Re: Tilt Gallery's "Photography Re-Imagined" exhibit
Congrats on the acceptances and honorable mentions, Diana!
Jennifer Linnea Daley is the spinach triptych's creator.
Yes, it was a picture from my stay in New Orleans after Katrina.
Of the others accepted I think Steve Lewis may be on the list, tho it may be
another man, too.
Wish I could have gone there...
Christina Z. Anderson
----- Original Message -----
From: "Diana Bloomfield" <firstname.lastname@example.org>
Sent: Saturday, August 16, 2008 9:28 AM
Subject: Tilt Gallery's "Photography Re-Imagined" exhibit
We've been traveling out West for a couple of weeks now, winding our way
through Colorado, Utah, Nevada-- and finally arrived in Phoenix last
night-- just in time for the opening of Tilt Gallery's second annual
"Photography Re-Imagined" exhibit, juried by Christopher James. This is
a really wonderful exhibit, with intriguing prints and all types of
processes. There's one anthotype, a triptych made from spinach, which is
so delicately beautiful. I loved it, though I can't now remember the
name of the photographer who did it. If she's on this list, maybe she'll
announce herself. Her print has inspired me to give this a try. We have
a huge mulberry tree in our backyard that does nothing but make a real
mess, so I'm encouraged to try this with those mulberries.
I recognized several names from the list, too. Keith Taylor was awarded
second place for a photogravure, if I'm remembering correctly-- really
lovely and rich. Chris was awarded honorable mentions for her two gum
prints. I was especially impressed with the one that looked like it may
have been taken in the aftermath of Katrina(?), though not sure. And in
the long-standing spirit of self- promotion, I also won honorable mentions
for each of my 2 prints, one of which was my first successful tri-color
gum print, made from a zone plate negative, and the other was a gum over
There are probably more people in the show from this list, but I can't
remember all the names now. I was so impressed with the work shown,
though-- as well as the gallery itself and the way it was presented. And
unlike so many photography shows I see-- all the images were so
compelling, on different levels, and included many different processes,
all done exceptionally well. There was one Van Dyke print which was the
richest Van Dyke print I've ever seen, and must have been done on a very
thin (Japanese?) paper, because it had these delicate little lines and
creases through it, which worked really well with this particular print.
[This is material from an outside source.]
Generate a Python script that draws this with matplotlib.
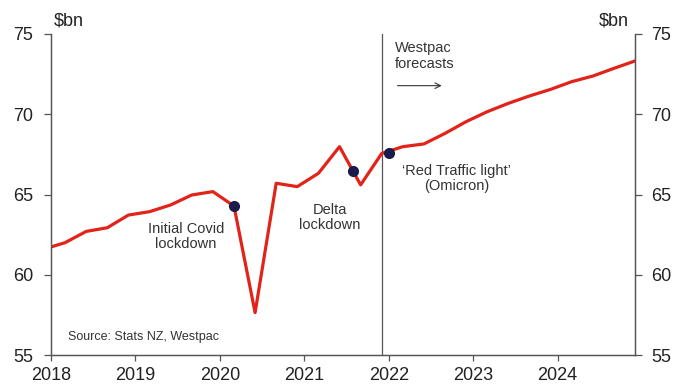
import numpy as np
import matplotlib
matplotlib.use('Agg')
import matplotlib.pyplot as plt

plt.rcParams['font.family'] = ['Liberation Sans', 'DejaVu Sans']

# quarterly retail spending, $bn (Dec 2017 to Dec 2024, forecasts from 2022)
years = [2017] + [y for y in range(2018, 2025) for _ in range(4)]
months = [12] + [3, 6, 9, 12] * 7
spend = [61.6,
         62.0, 62.7, 62.93, 63.72,
         63.93, 64.35, 64.97, 65.18,
         64.28, 57.64, 65.7, 65.49,
         66.32, 67.98, 65.6, 67.56,
         67.98, 68.15, 68.81, 69.54,
         70.16, 70.68, 71.14, 71.55,
         72.03, 72.38, 72.86, 73.32]

# lockdown markers
event_x = [2020.164, 2021.58, 2022.0]
event_y = [64.28, 66.46, 67.6]

forecast_start = 2021.915

x = np.array(years) + (np.array(months) - 1) / 12.0

fig = plt.figure(figsize=(6.75, 3.85), dpi=100)
ax = fig.add_axes([0.0756, 0.0779, 0.865, 0.8338])

red = '#E2231A'
navy = '#1B1B4B'
txt = '#333333'
axcol = '#555555'

ax.plot(x, spend, color=red, lw=2.3, zorder=3, clip_on=True)
ax.plot(event_x, event_y, 'o', color=navy, ms=7, zorder=4)
ax.axvline(forecast_start, color=axcol, lw=0.9, zorder=2)

ax.set_xlim(2018, 2024.915)
ax.set_ylim(55, 75)
ax.set_xticks(range(2018, 2025))
ax.set_yticks(range(55, 80, 5))

ax2 = ax.twinx()
ax2.set_ylim(55, 75)
ax2.set_yticks(range(55, 80, 5))

for a in (ax, ax2):
    a.spines['top'].set_visible(False)
    for s in ('left', 'right', 'bottom'):
        a.spines[s].set_color(axcol)
        a.spines[s].set_linewidth(0.9)
    a.tick_params(colors=axcol, labelcolor='#222222', labelsize=13, width=0.9, length=5)
ax.tick_params(axis='x', pad=4.5, length=4)
ax.tick_params(axis='y', pad=8)
ax2.tick_params(axis='y', pad=7)

ax.text(2018.03, 75.8, '$bn', fontsize=13, color='#222222', va='center', ha='left')
ax2.text(2024.84, 75.8, '$bn', fontsize=13, color='#222222', va='center', ha='right')

ax.text(2019.6, 62.41, 'Initial Covid\nlockdown', fontsize=10.5, color=txt,
        ha='center', va='center', linespacing=1.1)
ax.text(2021.3, 63.54, 'Delta\nlockdown', fontsize=10.5, color=txt,
        ha='center', va='center', linespacing=1.1)
ax.text(2022.8, 65.97, '\u2018Red Traffic light\u2019\n(Omicron)', fontsize=10.5, color=txt,
        ha='center', va='center', linespacing=1.1)
ax.text(2022.07, 73.63, 'Westpac\nforecasts', fontsize=10.5, color=txt,
        ha='left', va='center', linespacing=1.1)
ax.annotate('', xy=(2022.66, 71.78), xytext=(2022.07, 71.78),
            arrowprops=dict(arrowstyle='->', color=txt, lw=0.8))
ax.text(2018.2, 56.14, 'Source: Stats NZ, Westpac', fontsize=9, color=txt,
        ha='left', va='center')

fig.savefig('out.png', dpi=100)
The range of processes and image content ran the gamut, but all very
I loved seeing the many small prints, too, as opposed to the giant
mural-like photos in most photography exhibits. I was surprised to see
one chromogenic print, made by Claudia Wornum, which was spectacular, but
I'm guessing digital has now transformed C-prints into an old-fashioned
and "alternative" method of printing(?). I had just put two in another
show myself, made with a filed-out negative carrier, and I remember at
the opening someone asking me what happened to my print along the edges.
(I would have assumed that there was a Photoshop option that would mimic
a filed out negative carrier look, but clearly the person who asked (who
is relatively young) had never seen that before.
At any rate, if anyone is in the Phoenix area, do go check out the
exhibit. Melanie and Michelle Craven (identical twin sisters) who own
Tilt really did a beautiful job with the show, and it was fun to finally
meet them. So if you're in the area, stop by; it's definitely worth the
trip. I was inspired, for sure, and it was great to see so many people
there-- the place was really packed.
I'm never sure what I can attach here, in terms of links or whatever--
but if you Google Tilt Gallery, you can see the list of photographers
showing work, though I don't think the images are shown.